◆ Provided material:
--- start ---
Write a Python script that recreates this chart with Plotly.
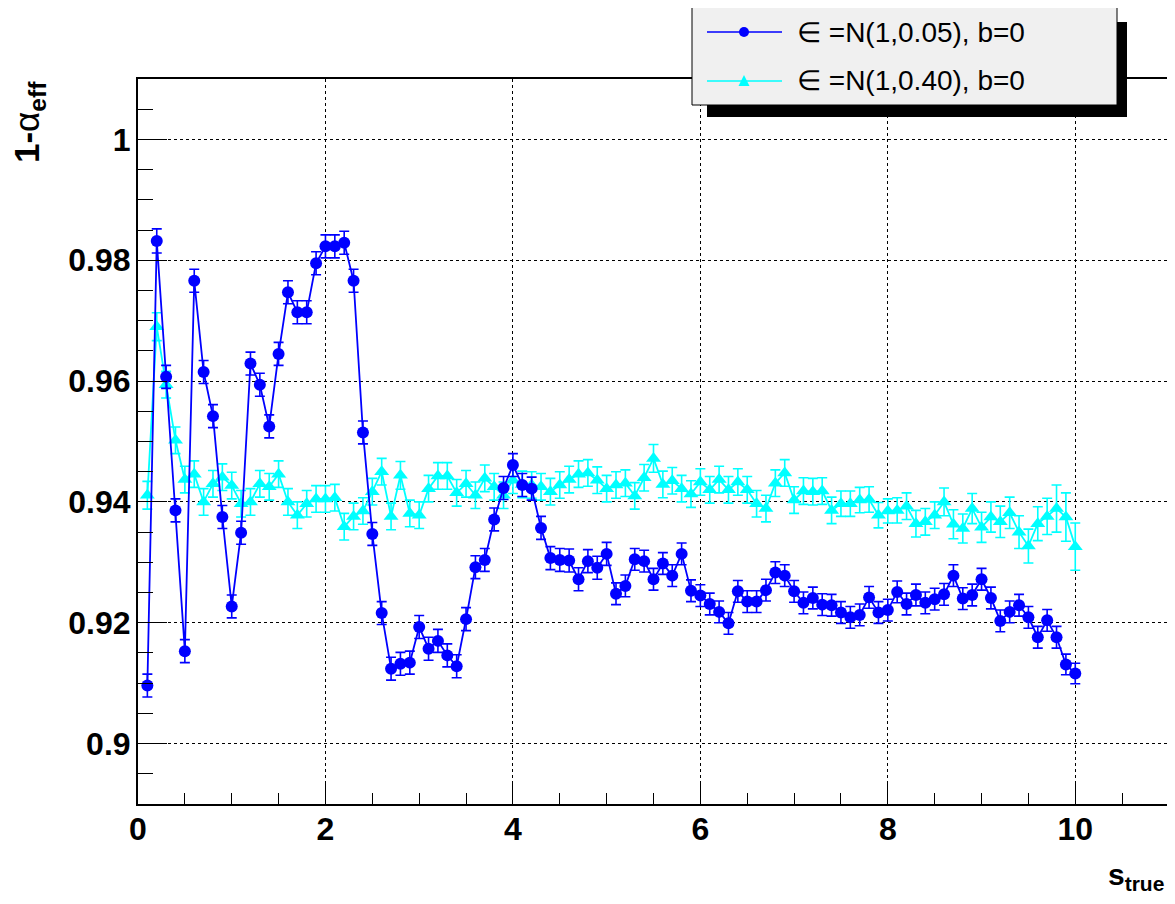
import plotly.graph_objects as go

# ---- data -------------------------------------------------------------
s_true = [0.1, 0.2, 0.3, 0.4, 0.5, 0.6, 0.7, 0.8, 0.9, 1.0,
          1.1, 1.2, 1.3, 1.4, 1.5, 1.6, 1.7, 1.8, 1.9, 2.0,
          2.1, 2.2, 2.3, 2.4, 2.5, 2.6, 2.7, 2.8, 2.9, 3.0,
          3.1, 3.2, 3.3, 3.4, 3.5, 3.6, 3.7, 3.8, 3.9, 4.0,
          4.1, 4.2, 4.3, 4.4, 4.5, 4.6, 4.7, 4.8, 4.9, 5.0,
          5.1, 5.2, 5.3, 5.4, 5.5, 5.6, 5.7, 5.8, 5.9, 6.0,
          6.1, 6.2, 6.3, 6.4, 6.5, 6.6, 6.7, 6.8, 6.9, 7.0,
          7.1, 7.2, 7.3, 7.4, 7.5, 7.6, 7.7, 7.8, 7.9, 8.0,
          8.1, 8.2, 8.3, 8.4, 8.5, 8.6, 8.7, 8.8, 8.9, 9.0,
          9.1, 9.2, 9.3, 9.4, 9.5, 9.6, 9.7, 9.8, 9.9, 10.0]

cov_005 = [0.9096, 0.9832, 0.9607, 0.9386, 0.9153, 0.9766, 0.9615, 0.9542, 0.9375, 0.9227,
           0.9349, 0.9629, 0.9594, 0.9525, 0.9645, 0.9747, 0.9714, 0.9714, 0.9795, 0.9823,
           0.9823, 0.9829, 0.9766, 0.9515, 0.9347, 0.9216, 0.9124, 0.9132, 0.9134, 0.9193,
           0.9157, 0.9170, 0.9146, 0.9128, 0.9206, 0.9292, 0.9304, 0.9371, 0.9423, 0.9461,
           0.9428, 0.9422, 0.9357, 0.9307, 0.9304, 0.9303, 0.9272, 0.9302, 0.9291, 0.9314,
           0.9248, 0.9261, 0.9305, 0.9302, 0.9272, 0.9298, 0.9278, 0.9314, 0.9253, 0.9245,
           0.9231, 0.9218, 0.9199, 0.9252, 0.9235, 0.9235, 0.9254, 0.9283, 0.9278, 0.9252,
           0.9233, 0.9241, 0.9230, 0.9229, 0.9217, 0.9209, 0.9213, 0.9242, 0.9217, 0.9221,
           0.9251, 0.9231, 0.9246, 0.9233, 0.9239, 0.9247, 0.9278, 0.9240, 0.9246, 0.9272,
           0.9241, 0.9203, 0.9218, 0.9229, 0.9209, 0.9176, 0.9204, 0.9176, 0.9131, 0.9116]

err_005 = [0.0019, 0.0020, 0.0019, 0.0019, 0.0019, 0.0019, 0.0019, 0.0019, 0.0019, 0.0019,
           0.0019, 0.0019, 0.0019, 0.0019, 0.0019, 0.0019, 0.0019, 0.0019, 0.0019, 0.0019,
           0.0019, 0.0019, 0.0019, 0.0019, 0.0019, 0.0019, 0.0019, 0.0019, 0.0019, 0.0019,
           0.0019, 0.0019, 0.0019, 0.0019, 0.0019, 0.0019, 0.0019, 0.0019, 0.0019, 0.0019,
           0.0019, 0.0019, 0.0019, 0.0019, 0.0019, 0.0019, 0.0019, 0.0019, 0.0019, 0.0019,
           0.0018, 0.0018, 0.0018, 0.0018, 0.0018, 0.0018, 0.0018, 0.0018, 0.0018, 0.0018,
           0.0018, 0.0018, 0.0018, 0.0018, 0.0018, 0.0018, 0.0018, 0.0018, 0.0018, 0.0018,
           0.0018, 0.0018, 0.0018, 0.0018, 0.0018, 0.0018, 0.0018, 0.0018, 0.0018, 0.0018,
           0.0018, 0.0018, 0.0018, 0.0018, 0.0018, 0.0018, 0.0018, 0.0018, 0.0018, 0.0018,
           0.0018, 0.0018, 0.0018, 0.0018, 0.0018, 0.0018, 0.0018, 0.0018, 0.0017, 0.0017]

cov_040 = [0.9411, 0.9690, 0.9594, 0.9502, 0.9437, 0.9446, 0.9400, 0.9430, 0.9441, 0.9427,
           0.9397, 0.9400, 0.9430, 0.9425, 0.9446, 0.9400, 0.9378, 0.9397, 0.9405, 0.9405,
           0.9407, 0.9359, 0.9376, 0.9385, 0.9417, 0.9450, 0.9376, 0.9444, 0.9381, 0.9378,
           0.9422, 0.9443, 0.9443, 0.9415, 0.9430, 0.9411, 0.9439, 0.9425, 0.9411, 0.9436,
           0.9429, 0.9428, 0.9425, 0.9417, 0.9428, 0.9437, 0.9446, 0.9448, 0.9436, 0.9422,
           0.9428, 0.9431, 0.9410, 0.9440, 0.9472, 0.9429, 0.9435, 0.9422, 0.9413, 0.9433,
           0.9420, 0.9437, 0.9420, 0.9433, 0.9420, 0.9397, 0.9389, 0.9431, 0.9448, 0.9403,
           0.9418, 0.9417, 0.9418, 0.9386, 0.9397, 0.9397, 0.9403, 0.9404, 0.9378, 0.9385,
           0.9386, 0.9393, 0.9364, 0.9367, 0.9378, 0.9400, 0.9363, 0.9356, 0.9389, 0.9358,
           0.9375, 0.9367, 0.9382, 0.9350, 0.9327, 0.9364, 0.9376, 0.9389, 0.9375, 0.9326]

err_040 = [0.0023, 0.0023, 0.0022, 0.0022, 0.0022, 0.0022, 0.0022, 0.0022, 0.0022, 0.0022,
           0.0022, 0.0022, 0.0022, 0.0022, 0.0022, 0.0022, 0.0022, 0.0022, 0.0022, 0.0022,
           0.0022, 0.0022, 0.0022, 0.0022, 0.0022, 0.0022, 0.0022, 0.0023, 0.0022, 0.0022,
           0.0022, 0.0022, 0.0022, 0.0022, 0.0022, 0.0022, 0.0022, 0.0022, 0.0022, 0.0022,
           0.0022, 0.0022, 0.0022, 0.0022, 0.0022, 0.0022, 0.0022, 0.0022, 0.0022, 0.0022,
           0.0022, 0.0022, 0.0022, 0.0022, 0.0023, 0.0022, 0.0022, 0.0022, 0.0022, 0.0022,
           0.0022, 0.0022, 0.0022, 0.0022, 0.0022, 0.0022, 0.0022, 0.0022, 0.0022, 0.0022,
           0.0022, 0.0022, 0.0022, 0.0022, 0.0021, 0.0021, 0.0021, 0.0021, 0.0021, 0.0020,
           0.0021, 0.0022, 0.0022, 0.0022, 0.0022, 0.0023, 0.0024, 0.0024, 0.0025, 0.0025,
           0.0025, 0.0026, 0.0026, 0.0027, 0.0028, 0.0028, 0.0030, 0.0039, 0.0040, 0.0039]

label_005 = "\u2208 =N(1,0.05), b=0"
label_040 = "\u2208 =N(1,0.40), b=0"

x_range = [0, 11]
y_range = [0.89, 1.01]

BLUE = "#0000ff"
CYAN = "#00ffff"
FONT = "Liberation Sans, Arial, Helvetica, sans-serif"

# the page body adds an 8 px margin around the figure
OFF = 8

# ---- figure -----------------------------------------------------------
fig = go.Figure()

fig.add_trace(go.Scatter(
    x=s_true, y=cov_040, mode="lines+markers", name=label_040,
    line=dict(color=CYAN, width=1.8),
    marker=dict(symbol="triangle-up", size=13, color=CYAN),
    error_y=dict(type="data", array=err_040, color=CYAN, thickness=1.6, width=5),
    showlegend=False,
))
fig.add_trace(go.Scatter(
    x=s_true, y=cov_005, mode="lines+markers", name=label_005,
    line=dict(color=BLUE, width=1.8),
    marker=dict(symbol="circle", size=12, color=BLUE),
    error_y=dict(type="data", array=err_005, color=BLUE, thickness=1.6, width=5),
    showlegend=False,
))

# plot-area geometry in page pixels (1175 x 904 window)
L, R, T, B = 138, 1169, 79, 804
W, H = R - L, B - T


def px(xp):
    return (xp - L) / W


def py(yp):
    return (B - yp) / H


shapes = []
annotations = []

# legend: shadow, box, symbols, text
shapes.append(dict(type="rect", xref="paper", yref="paper",
                   x0=px(707), x1=px(1127), y0=py(117), y1=py(22),
                   fillcolor="black", line=dict(width=0), layer="above"))
shapes.append(dict(type="rect", xref="paper", yref="paper",
                   x0=px(692), x1=px(1117), y0=py(105), y1=py(6),
                   fillcolor="#f0f0f0", line=dict(color="black", width=1), layer="above"))

entries = [(label_005, BLUE, "circle", 32), (label_040, CYAN, "triangle", 81)]
for text, col, sym, yc in entries:
    shapes.append(dict(type="line", xref="paper", yref="paper",
                       x0=px(707), x1=px(782), y0=py(yc), y1=py(yc),
                       line=dict(color=col, width=1.6), layer="above"))
    if sym == "circle":
        shapes.append(dict(type="circle", xref="paper", yref="paper",
                           x0=px(739), x1=px(749), y0=py(yc + 5), y1=py(yc - 5),
                           fillcolor=col, line=dict(color=col, width=0), layer="above"))
    else:
        path = "M {a},{b} L {c},{d} L {e},{f} Z".format(
            a=px(738.5), b=py(yc + 5), c=px(749.5), d=py(yc + 5), e=px(744), f=py(yc - 6))
        shapes.append(dict(type="path", xref="paper", yref="paper", path=path,
                           fillcolor=col, line=dict(color=col, width=0), layer="above"))
    annotations.append(dict(xref="paper", yref="paper", x=px(795), y=py(yc),
                            xanchor="left", yanchor="middle", showarrow=False,
                            text=text, font=dict(family=FONT, size=28, color="black")))

# axis titles
annotations.append(dict(xref="paper", yref="paper", x=px(1166), y=py(876),
                        xanchor="right", yanchor="middle", showarrow=False,
                        text="<b>s<sub>true</sub></b>",
                        font=dict(family=FONT, size=30, color="black")))
annotations.append(dict(xref="paper", yref="paper", x=px(29), y=py(122),
                        xanchor="center", yanchor="middle", showarrow=False,
                        textangle=-90,
                        text="<b>1-</b>\u03b1<b><sub>eff</sub></b>",
                        font=dict(family=FONT, size=35, color="black")))

axis_common = dict(
    showline=True, linecolor="black", linewidth=2, mirror=True,
    ticks="inside", tickcolor="black", tickwidth=1.3,
    showgrid=True, gridcolor="black", gridwidth=1.4, griddash="dot",
    zeroline=False,
    tickfont=dict(family=FONT, size=32, color="black", weight="bold"),
)

fig.update_xaxes(range=x_range, tickmode="linear", tick0=0, dtick=2, ticklen=22,
                 ticklabelstandoff=-4,
                 minor=dict(dtick=0.5, tick0=0, ticks="inside", ticklen=11,
                            tickcolor="black", tickwidth=1.3, showgrid=False),
                 **axis_common)
fig.update_yaxes(range=y_range, tickmode="array",
                 tickvals=[0.9, 0.92, 0.94, 0.96, 0.98, 1.0],
                 ticktext=["0.9", "0.92", "0.94", "0.96", "0.98", "1"],
                 ticklen=29, ticklabelstandoff=-1,
                 minor=dict(dtick=0.005, tick0=0.89, ticks="inside", ticklen=15,
                            tickcolor="black", tickwidth=1.3, showgrid=False),
                 **axis_common)

FIG_W, FIG_H = 1175 - OFF, 904 - OFF
fig.update_layout(
    width=FIG_W, height=FIG_H,
    margin=dict(l=L - OFF, r=FIG_W - (R - OFF), t=T - OFF, b=FIG_H - (B - OFF),
                autoexpand=False),
    paper_bgcolor="white", plot_bgcolor="white",
    shapes=shapes, annotations=annotations,
    showlegend=False,
    font=dict(family=FONT, color="black"),
)

fig.write_html("out.html")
--- end ---
◆ What the task requires: Repeat, exactly and in full, each line from the start of the data to the line that contains "0.9176, 0.9131, 0.9116]". Pictures do not go in.

◆ The reply:
Write a Python script that recreates this chart with Plotly.
import plotly.graph_objects as go

# ---- data -------------------------------------------------------------
s_true = [0.1, 0.2, 0.3, 0.4, 0.5, 0.6, 0.7, 0.8, 0.9, 1.0,
          1.1, 1.2, 1.3, 1.4, 1.5, 1.6, 1.7, 1.8, 1.9, 2.0,
          2.1, 2.2, 2.3, 2.4, 2.5, 2.6, 2.7, 2.8, 2.9, 3.0,
          3.1, 3.2, 3.3, 3.4, 3.5, 3.6, 3.7, 3.8, 3.9, 4.0,
          4.1, 4.2, 4.3, 4.4, 4.5, 4.6, 4.7, 4.8, 4.9, 5.0,
          5.1, 5.2, 5.3, 5.4, 5.5, 5.6, 5.7, 5.8, 5.9, 6.0,
          6.1, 6.2, 6.3, 6.4, 6.5, 6.6, 6.7, 6.8, 6.9, 7.0,
          7.1, 7.2, 7.3, 7.4, 7.5, 7.6, 7.7, 7.8, 7.9, 8.0,
          8.1, 8.2, 8.3, 8.4, 8.5, 8.6, 8.7, 8.8, 8.9, 9.0,
          9.1, 9.2, 9.3, 9.4, 9.5, 9.6, 9.7, 9.8, 9.9, 10.0]

cov_005 = [0.9096, 0.9832, 0.9607, 0.9386, 0.9153, 0.9766, 0.9615, 0.9542, 0.9375, 0.9227,
           0.9349, 0.9629, 0.9594, 0.9525, 0.9645, 0.9747, 0.9714, 0.9714, 0.9795, 0.9823,
           0.9823, 0.9829, 0.9766, 0.9515, 0.9347, 0.9216, 0.9124, 0.9132, 0.9134, 0.9193,
           0.9157, 0.9170, 0.9146, 0.9128, 0.9206, 0.9292, 0.9304, 0.9371, 0.9423, 0.9461,
           0.9428, 0.9422, 0.9357, 0.9307, 0.9304, 0.9303, 0.9272, 0.9302, 0.9291, 0.9314,
           0.9248, 0.9261, 0.9305, 0.9302, 0.9272, 0.9298, 0.9278, 0.9314, 0.9253, 0.9245,
           0.9231, 0.9218, 0.9199, 0.9252, 0.9235, 0.9235, 0.9254, 0.9283, 0.9278, 0.9252,
           0.9233, 0.9241, 0.9230, 0.9229, 0.9217, 0.9209, 0.9213, 0.9242, 0.9217, 0.9221,
           0.9251, 0.9231, 0.9246, 0.9233, 0.9239, 0.9247, 0.9278, 0.9240, 0.9246, 0.9272,
           0.9241, 0.9203, 0.9218, 0.9229, 0.9209, 0.9176, 0.9204, 0.9176, 0.9131, 0.9116]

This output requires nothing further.